改定しても損金算入を認められる数少ない例外の一つが経営状態の著しい悪化などやむを得ない理由がある場合に報酬を減額する「業績悪化事由」だ。会社を立て直すために報酬減額が避けられないと客観的に判断できれば、改定後の報酬も損金にできる。
業績悪化事由が認められるのは、(1)株主との関係上、業績悪化について経営上の責任を問われて減額したケース、(2)取引銀行との借入金返済のリスケ協議で減額を要請されたケース、(3)取引先等の信用確保のため経営改善計画を策定し、そのなかに役員報酬減額が盛り込まれたケース――など。主に自社の経営に責任があって業績が悪化した場合を想定しているが、現実には自社に責任がなくても業績悪化の波に飲み込まれることもある。例えば最大の取引先が不渡り手形を出してしまったケースなどが該当する。主要な得意先の経営悪化によって自社の経営の著しい悪化が避けられない場合も、役員報酬を減額する「やむを得ない理由」に該当する。
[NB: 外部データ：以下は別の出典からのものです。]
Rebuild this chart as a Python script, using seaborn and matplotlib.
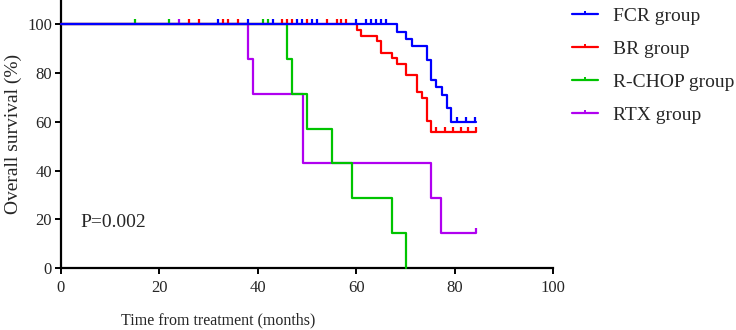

だが実際には、業績悪化を理由とした役員報酬の改定は難しいようだ。国税当局は「法人の一時的な資金繰りの都合や単に業績目標値に達しなかった」というくらいでは業績悪化に該当しないと通達で規定してい。過去には経常利益が前年比6%減少したという理由で役員報酬を減額した会社が「業績悪化に当たらない」とされたケースもある。